As I walked outside, I realized an hour had already elapsed since the test began. Of the eight or nine questions, I had only gotten to the second one. It seemed as if I were obviously going to fail the test. I was in a panic.

I headed down the street and decided I was first going to get something to eat. I saw Leah outside. She was wearing a red dress and was with her parents. She was apparently taking her lunch break and was going to eat lunch with her parents.
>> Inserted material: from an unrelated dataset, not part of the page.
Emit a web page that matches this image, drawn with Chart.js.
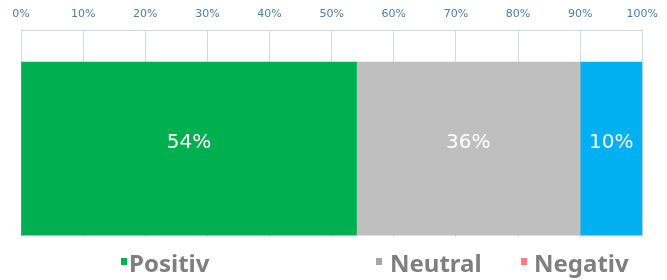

I walked on down the street until I arrived at a small restaurant which reminded me of one which used to be on Chillicothe Street in Portsmouth. When I walked in, I saw Anderson and Anderson's brother, Jim, sitting at a table. I hurriedly walked up to a man standing near them and asked the man if he would take my order. I asked him if they had oyster soup. I also wanted some salad, but I couldn't remember the word "salad." Since there was some salad on the table, I pointed to it and said, "Some of this stuff."

Then I remembered the word and added, "Salad."

I also ordered something else, and then sat down with Anderson and his brother Jim. Three girls (probably no more than 18 years old) and another fellow were sitting on the other side of the table. Anderson and I talked for a while and I asked him to introduce me to the girls, and he did. Although I wanted to meet the girls, I thought they were too young for me and that we would have nothing in common. I wasn't particularly interested in meeting the fellow with them.

I began thinking again about the exam I was taking, "Now that two hours has passed, I've only got about three and a half hours to complete that exam, which I obviously cannot do."

I thought perhaps there would be another exam like it given the following day and I might be able to take it. I thought, "Well he might take off if I took the exam the next day. Like he might take off ten percent. That would really affect a person's score."

I thought I needed to review and go back over some of the constitutional law questions. I needed to look up some of the cases and remember their names. That way I could look at each question and then determine which cases I was going to use in the answer of each question. That would be better than answering the questions without referring to any cases.

The fellow on the other side of the table asked me what I was studying. I told him I was studying law, but it seemed as if no one could hear me.

The restaurant seemed to be full of "new-wave" type people. One fellow sat down beside me, until I apparently said something which offended him, whereupon he jumped up and started to attack me with a fork. I stopped him before he could stab me, and after a struggle, I managed to subdue him. I threw him to the floor and held him down with one foot, until I was able to motion to a policeman  in the restaurant. The policeman came over and I said, "Look, I'm a law student. I'm right in the middle of an exam. I've got to go back and take this exam. And this guy just assaulted me in here, attacked me."

The policeman seemed sympathetic and took the fellow. Other people in the restaurant began marching out. When I turned back around, Anderson and his brother Jim had already left.